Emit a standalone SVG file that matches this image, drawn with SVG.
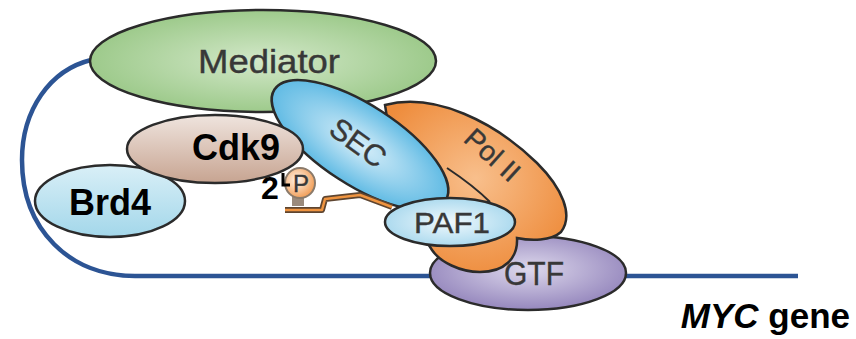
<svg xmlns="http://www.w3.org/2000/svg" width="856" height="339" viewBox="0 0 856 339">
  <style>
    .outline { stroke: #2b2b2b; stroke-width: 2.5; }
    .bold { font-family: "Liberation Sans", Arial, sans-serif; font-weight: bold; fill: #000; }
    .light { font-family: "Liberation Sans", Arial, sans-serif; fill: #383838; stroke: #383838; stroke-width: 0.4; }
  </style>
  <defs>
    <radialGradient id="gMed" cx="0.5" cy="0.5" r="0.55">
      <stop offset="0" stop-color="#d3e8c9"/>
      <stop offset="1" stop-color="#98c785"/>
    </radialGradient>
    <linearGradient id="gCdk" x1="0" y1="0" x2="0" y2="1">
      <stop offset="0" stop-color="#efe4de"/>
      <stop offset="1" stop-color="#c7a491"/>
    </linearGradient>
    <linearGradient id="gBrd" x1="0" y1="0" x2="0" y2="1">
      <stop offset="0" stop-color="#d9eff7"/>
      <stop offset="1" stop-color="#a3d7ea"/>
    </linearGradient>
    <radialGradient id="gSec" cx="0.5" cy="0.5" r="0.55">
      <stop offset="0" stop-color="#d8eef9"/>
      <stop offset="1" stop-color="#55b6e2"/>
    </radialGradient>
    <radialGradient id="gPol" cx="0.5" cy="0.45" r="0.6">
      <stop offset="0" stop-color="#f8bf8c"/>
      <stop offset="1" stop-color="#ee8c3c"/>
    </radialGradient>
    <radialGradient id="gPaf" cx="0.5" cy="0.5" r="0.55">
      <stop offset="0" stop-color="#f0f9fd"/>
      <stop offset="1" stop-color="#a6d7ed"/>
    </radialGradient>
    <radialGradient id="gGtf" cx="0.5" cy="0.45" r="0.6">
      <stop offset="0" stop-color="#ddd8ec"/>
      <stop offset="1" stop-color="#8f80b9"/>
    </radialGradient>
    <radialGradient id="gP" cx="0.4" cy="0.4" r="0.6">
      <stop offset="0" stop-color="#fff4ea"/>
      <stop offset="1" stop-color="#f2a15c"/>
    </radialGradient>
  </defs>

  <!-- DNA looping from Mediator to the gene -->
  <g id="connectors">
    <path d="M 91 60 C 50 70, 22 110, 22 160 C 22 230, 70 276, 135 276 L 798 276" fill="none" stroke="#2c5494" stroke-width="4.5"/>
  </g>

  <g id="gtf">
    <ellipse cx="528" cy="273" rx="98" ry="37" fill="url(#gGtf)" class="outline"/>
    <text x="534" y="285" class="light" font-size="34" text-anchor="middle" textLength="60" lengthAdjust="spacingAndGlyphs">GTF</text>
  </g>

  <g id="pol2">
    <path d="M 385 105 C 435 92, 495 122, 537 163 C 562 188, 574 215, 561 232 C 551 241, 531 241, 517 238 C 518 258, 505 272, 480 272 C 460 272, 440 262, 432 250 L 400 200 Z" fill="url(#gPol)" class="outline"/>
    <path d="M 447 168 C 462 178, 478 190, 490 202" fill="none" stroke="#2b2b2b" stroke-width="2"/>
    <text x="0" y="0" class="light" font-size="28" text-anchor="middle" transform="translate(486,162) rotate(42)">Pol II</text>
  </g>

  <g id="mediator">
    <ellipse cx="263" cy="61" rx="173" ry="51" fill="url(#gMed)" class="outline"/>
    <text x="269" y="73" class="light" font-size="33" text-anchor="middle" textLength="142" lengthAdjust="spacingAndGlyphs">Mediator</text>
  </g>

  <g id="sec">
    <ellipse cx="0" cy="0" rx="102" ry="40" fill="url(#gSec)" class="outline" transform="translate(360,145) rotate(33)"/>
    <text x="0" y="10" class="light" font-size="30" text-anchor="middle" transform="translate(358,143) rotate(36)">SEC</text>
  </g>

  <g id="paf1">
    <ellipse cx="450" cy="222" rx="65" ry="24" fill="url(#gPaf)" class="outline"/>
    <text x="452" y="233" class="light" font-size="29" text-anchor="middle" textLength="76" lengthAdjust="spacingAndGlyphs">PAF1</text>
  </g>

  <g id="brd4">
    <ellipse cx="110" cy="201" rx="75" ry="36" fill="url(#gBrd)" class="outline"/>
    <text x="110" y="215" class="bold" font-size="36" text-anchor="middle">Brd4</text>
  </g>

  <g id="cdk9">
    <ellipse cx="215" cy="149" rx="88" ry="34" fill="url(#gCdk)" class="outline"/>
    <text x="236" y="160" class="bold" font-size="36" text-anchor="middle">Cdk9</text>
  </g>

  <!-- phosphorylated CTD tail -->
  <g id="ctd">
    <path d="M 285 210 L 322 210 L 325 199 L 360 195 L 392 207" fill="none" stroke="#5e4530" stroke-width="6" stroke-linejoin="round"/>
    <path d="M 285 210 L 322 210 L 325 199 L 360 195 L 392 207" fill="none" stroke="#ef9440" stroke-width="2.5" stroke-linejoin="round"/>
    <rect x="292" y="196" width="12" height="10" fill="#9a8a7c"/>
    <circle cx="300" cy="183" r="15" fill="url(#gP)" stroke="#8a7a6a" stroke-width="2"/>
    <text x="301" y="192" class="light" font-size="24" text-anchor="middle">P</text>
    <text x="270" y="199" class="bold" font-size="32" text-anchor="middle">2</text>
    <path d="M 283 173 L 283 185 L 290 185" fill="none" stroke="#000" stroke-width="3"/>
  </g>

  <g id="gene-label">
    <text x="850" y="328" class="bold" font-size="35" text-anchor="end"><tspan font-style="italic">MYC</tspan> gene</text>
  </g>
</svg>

....

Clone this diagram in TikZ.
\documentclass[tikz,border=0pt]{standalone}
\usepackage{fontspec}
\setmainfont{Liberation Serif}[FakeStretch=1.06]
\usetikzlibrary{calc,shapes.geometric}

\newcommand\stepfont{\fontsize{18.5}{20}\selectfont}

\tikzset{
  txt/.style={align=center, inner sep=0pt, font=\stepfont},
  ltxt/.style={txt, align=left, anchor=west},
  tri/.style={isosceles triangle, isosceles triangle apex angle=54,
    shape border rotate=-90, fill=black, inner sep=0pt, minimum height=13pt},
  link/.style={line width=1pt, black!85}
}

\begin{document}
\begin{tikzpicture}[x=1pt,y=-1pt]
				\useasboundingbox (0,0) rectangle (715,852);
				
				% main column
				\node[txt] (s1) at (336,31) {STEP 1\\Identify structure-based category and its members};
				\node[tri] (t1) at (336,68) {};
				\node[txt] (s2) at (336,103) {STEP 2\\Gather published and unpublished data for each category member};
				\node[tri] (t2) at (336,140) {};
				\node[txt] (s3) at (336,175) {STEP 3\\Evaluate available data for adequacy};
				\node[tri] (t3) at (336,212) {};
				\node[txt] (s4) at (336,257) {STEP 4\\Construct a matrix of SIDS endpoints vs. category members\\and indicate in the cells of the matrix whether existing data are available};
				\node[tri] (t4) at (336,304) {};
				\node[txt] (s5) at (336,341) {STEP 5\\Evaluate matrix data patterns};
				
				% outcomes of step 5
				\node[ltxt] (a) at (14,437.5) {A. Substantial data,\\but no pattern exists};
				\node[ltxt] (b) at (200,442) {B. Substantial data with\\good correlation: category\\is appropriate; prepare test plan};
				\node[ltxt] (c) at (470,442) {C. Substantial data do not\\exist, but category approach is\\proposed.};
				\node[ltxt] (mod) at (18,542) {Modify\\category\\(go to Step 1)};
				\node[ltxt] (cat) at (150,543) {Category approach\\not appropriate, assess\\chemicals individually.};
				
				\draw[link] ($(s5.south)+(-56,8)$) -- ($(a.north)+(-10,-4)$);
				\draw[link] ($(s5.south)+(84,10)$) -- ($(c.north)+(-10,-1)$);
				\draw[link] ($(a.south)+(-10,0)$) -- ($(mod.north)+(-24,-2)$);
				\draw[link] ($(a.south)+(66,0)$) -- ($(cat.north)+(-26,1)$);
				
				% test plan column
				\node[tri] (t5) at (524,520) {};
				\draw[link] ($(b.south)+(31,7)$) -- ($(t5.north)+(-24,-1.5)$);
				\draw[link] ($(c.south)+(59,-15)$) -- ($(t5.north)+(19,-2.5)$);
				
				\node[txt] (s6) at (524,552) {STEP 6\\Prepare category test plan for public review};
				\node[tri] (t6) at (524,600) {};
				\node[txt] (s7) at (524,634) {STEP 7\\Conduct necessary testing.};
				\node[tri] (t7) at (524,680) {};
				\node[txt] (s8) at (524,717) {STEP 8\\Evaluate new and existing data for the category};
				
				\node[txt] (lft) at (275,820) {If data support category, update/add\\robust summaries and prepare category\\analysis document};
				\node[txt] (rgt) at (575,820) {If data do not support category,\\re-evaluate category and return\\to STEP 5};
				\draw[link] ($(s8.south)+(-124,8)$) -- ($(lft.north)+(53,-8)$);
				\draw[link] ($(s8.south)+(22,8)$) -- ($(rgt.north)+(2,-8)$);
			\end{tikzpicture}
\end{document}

....

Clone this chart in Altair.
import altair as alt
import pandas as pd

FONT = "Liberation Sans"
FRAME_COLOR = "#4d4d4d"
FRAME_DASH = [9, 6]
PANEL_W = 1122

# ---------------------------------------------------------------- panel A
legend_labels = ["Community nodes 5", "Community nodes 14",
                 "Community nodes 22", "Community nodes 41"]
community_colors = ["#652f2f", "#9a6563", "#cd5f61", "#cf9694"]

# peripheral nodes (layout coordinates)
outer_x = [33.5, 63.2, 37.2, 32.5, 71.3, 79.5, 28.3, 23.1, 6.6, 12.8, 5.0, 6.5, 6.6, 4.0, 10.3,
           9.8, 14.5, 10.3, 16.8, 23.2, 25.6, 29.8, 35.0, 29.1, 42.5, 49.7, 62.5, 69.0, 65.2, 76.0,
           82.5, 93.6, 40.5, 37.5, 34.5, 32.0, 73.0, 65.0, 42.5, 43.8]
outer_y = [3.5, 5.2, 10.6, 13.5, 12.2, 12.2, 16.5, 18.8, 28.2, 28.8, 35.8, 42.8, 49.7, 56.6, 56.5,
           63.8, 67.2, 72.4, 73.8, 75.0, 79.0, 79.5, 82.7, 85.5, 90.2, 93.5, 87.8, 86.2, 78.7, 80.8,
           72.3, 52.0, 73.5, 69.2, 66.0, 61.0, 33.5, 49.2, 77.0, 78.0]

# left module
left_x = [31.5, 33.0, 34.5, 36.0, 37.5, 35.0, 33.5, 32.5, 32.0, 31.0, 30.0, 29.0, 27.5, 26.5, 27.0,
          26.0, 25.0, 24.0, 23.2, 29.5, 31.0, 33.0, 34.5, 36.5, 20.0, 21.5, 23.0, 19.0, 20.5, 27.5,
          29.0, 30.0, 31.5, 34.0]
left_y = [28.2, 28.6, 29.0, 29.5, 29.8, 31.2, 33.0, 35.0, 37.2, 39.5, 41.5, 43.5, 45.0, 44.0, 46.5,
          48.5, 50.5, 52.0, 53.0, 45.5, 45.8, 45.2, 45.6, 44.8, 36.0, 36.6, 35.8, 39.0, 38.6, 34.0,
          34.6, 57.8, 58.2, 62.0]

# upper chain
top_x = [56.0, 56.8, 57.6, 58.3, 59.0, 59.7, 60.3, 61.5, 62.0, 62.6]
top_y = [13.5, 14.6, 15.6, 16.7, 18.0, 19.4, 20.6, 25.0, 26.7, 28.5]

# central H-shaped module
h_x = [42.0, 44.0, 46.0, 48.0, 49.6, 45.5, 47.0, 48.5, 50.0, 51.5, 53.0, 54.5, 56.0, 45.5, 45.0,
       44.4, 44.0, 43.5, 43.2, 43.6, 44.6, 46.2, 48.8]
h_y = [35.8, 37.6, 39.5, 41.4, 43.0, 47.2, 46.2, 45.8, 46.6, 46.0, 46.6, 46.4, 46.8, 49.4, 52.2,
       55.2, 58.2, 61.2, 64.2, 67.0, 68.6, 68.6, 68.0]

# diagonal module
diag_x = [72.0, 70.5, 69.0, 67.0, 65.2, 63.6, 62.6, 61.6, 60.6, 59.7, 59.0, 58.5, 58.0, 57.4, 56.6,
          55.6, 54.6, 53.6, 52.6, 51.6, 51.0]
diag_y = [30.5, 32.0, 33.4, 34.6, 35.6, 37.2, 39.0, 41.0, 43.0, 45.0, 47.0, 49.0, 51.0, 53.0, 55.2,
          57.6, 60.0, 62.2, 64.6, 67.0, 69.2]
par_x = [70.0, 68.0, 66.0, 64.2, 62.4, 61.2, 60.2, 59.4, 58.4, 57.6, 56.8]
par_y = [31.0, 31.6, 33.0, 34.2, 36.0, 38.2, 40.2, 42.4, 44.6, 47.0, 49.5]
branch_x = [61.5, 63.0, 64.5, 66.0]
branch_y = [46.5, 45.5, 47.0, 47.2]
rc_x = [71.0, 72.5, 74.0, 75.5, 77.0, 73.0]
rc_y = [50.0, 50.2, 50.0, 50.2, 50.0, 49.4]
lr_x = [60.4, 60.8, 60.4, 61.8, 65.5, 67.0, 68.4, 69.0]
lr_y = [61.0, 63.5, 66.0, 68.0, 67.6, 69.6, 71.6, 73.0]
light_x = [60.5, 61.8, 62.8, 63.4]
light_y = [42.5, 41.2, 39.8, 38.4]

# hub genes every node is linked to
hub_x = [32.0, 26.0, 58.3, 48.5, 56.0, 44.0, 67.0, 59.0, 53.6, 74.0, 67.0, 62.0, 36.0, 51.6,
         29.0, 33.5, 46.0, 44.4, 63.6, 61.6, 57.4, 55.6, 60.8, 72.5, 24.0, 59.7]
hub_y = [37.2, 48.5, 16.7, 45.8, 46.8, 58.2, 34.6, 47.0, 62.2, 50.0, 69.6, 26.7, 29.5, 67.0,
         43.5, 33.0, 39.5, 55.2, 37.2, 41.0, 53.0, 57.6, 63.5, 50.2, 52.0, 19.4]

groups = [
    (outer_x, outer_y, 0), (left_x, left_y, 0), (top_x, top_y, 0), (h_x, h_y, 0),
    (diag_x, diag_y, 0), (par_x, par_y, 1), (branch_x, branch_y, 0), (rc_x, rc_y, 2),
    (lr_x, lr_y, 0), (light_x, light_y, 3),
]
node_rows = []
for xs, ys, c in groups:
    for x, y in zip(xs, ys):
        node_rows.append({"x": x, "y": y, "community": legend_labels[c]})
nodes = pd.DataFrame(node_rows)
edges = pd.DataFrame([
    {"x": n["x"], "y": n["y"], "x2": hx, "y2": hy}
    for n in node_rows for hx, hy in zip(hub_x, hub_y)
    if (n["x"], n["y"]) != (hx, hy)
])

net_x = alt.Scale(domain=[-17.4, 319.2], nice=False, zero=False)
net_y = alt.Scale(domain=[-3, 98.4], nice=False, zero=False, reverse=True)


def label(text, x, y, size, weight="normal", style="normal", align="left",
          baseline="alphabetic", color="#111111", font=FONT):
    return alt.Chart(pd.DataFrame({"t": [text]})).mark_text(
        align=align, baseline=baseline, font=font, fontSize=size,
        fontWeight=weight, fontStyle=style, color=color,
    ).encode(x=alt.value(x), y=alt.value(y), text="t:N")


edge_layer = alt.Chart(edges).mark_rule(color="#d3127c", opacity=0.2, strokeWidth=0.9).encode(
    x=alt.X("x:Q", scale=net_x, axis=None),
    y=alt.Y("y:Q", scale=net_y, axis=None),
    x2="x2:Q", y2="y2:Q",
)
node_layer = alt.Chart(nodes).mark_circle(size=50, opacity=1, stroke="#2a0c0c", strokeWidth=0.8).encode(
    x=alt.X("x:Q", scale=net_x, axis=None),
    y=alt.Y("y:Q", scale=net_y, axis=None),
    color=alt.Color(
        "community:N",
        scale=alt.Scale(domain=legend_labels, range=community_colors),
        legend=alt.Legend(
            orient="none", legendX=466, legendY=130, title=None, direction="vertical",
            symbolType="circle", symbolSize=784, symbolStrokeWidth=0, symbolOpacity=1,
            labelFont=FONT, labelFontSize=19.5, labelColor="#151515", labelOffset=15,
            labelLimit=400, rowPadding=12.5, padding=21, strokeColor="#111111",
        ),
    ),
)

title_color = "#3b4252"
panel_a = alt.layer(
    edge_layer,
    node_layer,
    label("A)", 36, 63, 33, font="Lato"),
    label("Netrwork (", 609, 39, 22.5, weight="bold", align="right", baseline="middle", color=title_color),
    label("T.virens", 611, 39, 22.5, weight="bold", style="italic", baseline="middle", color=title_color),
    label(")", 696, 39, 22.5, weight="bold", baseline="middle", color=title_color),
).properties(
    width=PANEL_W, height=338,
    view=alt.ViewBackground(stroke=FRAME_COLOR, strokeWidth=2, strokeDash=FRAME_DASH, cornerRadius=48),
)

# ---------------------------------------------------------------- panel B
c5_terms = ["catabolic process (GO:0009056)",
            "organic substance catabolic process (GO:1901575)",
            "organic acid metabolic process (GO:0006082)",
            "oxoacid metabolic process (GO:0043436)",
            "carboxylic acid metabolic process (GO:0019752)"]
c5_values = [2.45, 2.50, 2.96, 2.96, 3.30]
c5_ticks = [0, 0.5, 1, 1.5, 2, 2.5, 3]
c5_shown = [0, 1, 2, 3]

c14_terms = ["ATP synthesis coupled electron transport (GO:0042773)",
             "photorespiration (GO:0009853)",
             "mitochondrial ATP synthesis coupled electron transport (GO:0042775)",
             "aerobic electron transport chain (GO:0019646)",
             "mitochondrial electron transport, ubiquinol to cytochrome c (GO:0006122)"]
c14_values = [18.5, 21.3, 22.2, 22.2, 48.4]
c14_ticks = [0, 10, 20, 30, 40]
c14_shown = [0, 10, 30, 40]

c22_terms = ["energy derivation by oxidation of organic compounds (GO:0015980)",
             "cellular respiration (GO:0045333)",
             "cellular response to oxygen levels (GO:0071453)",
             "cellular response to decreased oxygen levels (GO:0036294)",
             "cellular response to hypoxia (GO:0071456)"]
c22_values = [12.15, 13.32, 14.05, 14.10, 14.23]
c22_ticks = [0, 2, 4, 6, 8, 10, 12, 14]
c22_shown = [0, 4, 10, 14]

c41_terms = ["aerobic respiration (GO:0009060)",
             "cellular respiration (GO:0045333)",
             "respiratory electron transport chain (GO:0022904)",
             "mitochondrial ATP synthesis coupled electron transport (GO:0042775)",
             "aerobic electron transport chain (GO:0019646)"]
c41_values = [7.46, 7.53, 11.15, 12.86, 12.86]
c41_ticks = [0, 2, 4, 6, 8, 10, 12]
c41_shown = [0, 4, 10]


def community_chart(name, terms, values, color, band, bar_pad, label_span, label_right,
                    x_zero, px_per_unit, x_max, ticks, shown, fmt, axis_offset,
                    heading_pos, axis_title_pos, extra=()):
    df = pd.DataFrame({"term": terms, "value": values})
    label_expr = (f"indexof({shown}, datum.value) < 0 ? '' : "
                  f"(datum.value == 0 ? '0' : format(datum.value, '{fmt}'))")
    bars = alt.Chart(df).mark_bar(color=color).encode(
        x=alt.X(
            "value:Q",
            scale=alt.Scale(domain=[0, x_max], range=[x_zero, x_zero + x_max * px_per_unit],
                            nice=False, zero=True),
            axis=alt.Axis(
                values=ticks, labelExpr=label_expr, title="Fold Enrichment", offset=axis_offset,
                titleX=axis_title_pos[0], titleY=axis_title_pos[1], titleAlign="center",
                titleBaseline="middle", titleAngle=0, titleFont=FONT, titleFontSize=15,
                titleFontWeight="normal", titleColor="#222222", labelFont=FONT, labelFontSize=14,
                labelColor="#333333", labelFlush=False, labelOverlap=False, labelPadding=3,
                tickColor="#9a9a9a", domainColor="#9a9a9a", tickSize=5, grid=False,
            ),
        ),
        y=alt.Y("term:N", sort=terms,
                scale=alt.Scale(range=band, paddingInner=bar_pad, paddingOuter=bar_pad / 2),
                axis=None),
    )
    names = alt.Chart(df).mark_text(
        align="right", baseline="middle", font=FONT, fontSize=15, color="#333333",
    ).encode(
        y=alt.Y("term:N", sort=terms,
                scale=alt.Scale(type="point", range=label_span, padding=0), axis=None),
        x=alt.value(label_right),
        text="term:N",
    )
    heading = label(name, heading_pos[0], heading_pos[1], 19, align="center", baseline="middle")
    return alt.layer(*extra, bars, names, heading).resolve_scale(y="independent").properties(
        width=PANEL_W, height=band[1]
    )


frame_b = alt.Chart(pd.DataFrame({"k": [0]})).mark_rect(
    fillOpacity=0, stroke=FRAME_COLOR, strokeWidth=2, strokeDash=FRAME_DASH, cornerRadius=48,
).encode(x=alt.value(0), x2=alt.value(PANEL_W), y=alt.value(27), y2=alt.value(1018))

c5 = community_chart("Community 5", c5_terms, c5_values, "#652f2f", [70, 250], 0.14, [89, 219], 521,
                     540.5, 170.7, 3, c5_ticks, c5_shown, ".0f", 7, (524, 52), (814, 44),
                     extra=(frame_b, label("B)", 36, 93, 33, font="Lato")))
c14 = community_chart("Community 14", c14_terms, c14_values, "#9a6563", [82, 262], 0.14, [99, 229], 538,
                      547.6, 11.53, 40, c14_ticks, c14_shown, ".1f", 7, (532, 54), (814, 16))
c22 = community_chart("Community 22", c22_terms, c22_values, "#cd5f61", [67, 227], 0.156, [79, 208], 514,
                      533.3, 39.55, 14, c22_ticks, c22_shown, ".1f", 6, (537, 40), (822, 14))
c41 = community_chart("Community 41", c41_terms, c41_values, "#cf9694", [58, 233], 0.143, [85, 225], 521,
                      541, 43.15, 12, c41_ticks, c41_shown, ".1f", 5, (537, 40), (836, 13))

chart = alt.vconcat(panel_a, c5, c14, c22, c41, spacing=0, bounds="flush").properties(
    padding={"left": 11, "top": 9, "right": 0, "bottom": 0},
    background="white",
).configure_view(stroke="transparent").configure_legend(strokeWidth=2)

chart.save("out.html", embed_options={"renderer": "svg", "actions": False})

....

▶ [Exercise directions]:
Begin at the line that has "Clone this diagram in TikZ.", stop after the line that has "(s5) at (336,341)", and repeat exactly those lines, nothing more.

▶ [Task output]:
Clone this diagram in TikZ.
\documentclass[tikz,border=0pt]{standalone}
\usepackage{fontspec}
\setmainfont{Liberation Serif}[FakeStretch=1.06]
\usetikzlibrary{calc,shapes.geometric}

\newcommand\stepfont{\fontsize{18.5}{20}\selectfont}

\tikzset{
  txt/.style={align=center, inner sep=0pt, font=\stepfont},
  ltxt/.style={txt, align=left, anchor=west},
  tri/.style={isosceles triangle, isosceles triangle apex angle=54,
    shape border rotate=-90, fill=black, inner sep=0pt, minimum height=13pt},
  link/.style={line width=1pt, black!85}
}

\begin{document}
\begin{tikzpicture}[x=1pt,y=-1pt]
				\useasboundingbox (0,0) rectangle (715,852);
				
				% main column
				\node[txt] (s1) at (336,31) {STEP 1\\Identify structure-based category and its members};
				\node[tri] (t1) at (336,68) {};
				\node[txt] (s2) at (336,103) {STEP 2\\Gather published and unpublished data for each category member};
				\node[tri] (t2) at (336,140) {};
				\node[txt] (s3) at (336,175) {STEP 3\\Evaluate available data for adequacy};
				\node[tri] (t3) at (336,212) {};
				\node[txt] (s4) at (336,257) {STEP 4\\Construct a matrix of SIDS endpoints vs. category members\\and indicate in the cells of the matrix whether existing data are available};
				\node[tri] (t4) at (336,304) {};
				\node[txt] (s5) at (336,341) {STEP 5\\Evaluate matrix data patterns};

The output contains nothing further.